According to Sepp successful operational practices should include at least these seven things, they include:
- Human Rights
- Law Enforcement
- Population Control
- Political Process
- Counterinsurgent Warfare
- Securing Borders
- Executive Authority
Reading this list, you can definitely see the surge strategy in Iraq taking shape. Interestingly, I don’t think we, the U.S., truly achieved many of these objectives in Iraq or Afghanistan. This is not a criticism of Sepp or his paper, just an observation that things have not gone as well as I think most of us hoped. Given the benefit of time, we can now see that the Law Enforcement and Political Process in both countries, Iraq and Afghanistan were corrupt (see here and here). Both governments have sought to elevate one group over another through graft or outright discrimination. In addition, the borders of both Iraq and Afghanistan were never closed tight enough to choke off the insurgency as evidenced here and here. On Executive Authority, the Taliban won’t even talk to the current Afghan Government and the FRONTLINE piece the Rise of ISIS demonstrates how weak, paranoid and insecure Malaki was creating the conditions for ISIS’s rise. On human rights, I agree that: “security of the people must be assured as a basic need, along with food, water, shelter, health care, and a means of living,” but freedom of worship, access to education, and equal rights for women, seem like Western Ideals not fully embraced in other places. That brings us to Sepp’s chart on what are Successful and Unsuccessful Counterinsurgencies.
Sepp states that:
Failed counterinsurgencies reveal unsuccessful operational practices….
And finishes with…
Disengagement from an unresolved counterinsurgency can doom an indigenous government. When the United States and the Soviet Union withdrew their forces from Vietnam and Afghanistan, the remaining indigenous governments were not vigorous or competent enough to maintain themselves with-out significant assistance. After the Soviet regime in Moscow fell, the Taliban readily deposed the pup-pet government in Kabul. In Vietnam, the U.S. Congress sharply curtailed military aid after the withdrawal of U.S. forces. With no other source of support, South Vietnam was vulnerable to the invasion from the North that deposed its regime.
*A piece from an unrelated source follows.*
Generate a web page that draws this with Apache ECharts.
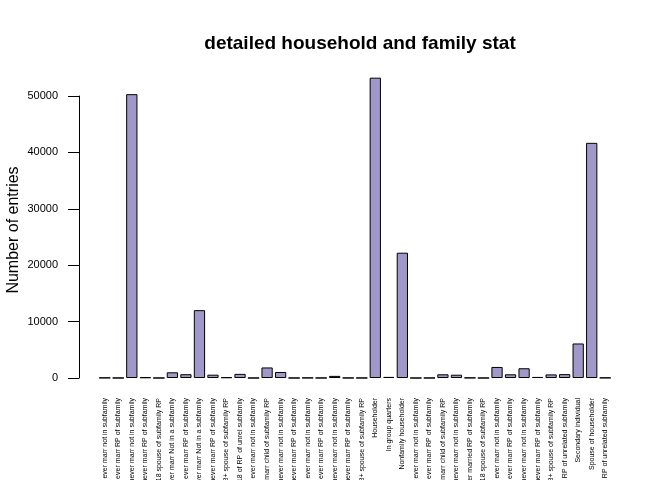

I won’t advocate for a particular foreign policy; I don’t think that is what this space is designed for. I just wanted to put a really good and influential paper in-front of you to discuss its merits and short-comings of which in a perfect world, there are not many here. Implementing these practices has certainly been a challenge and a re-grounding in these principles will help in mission planning and mindset.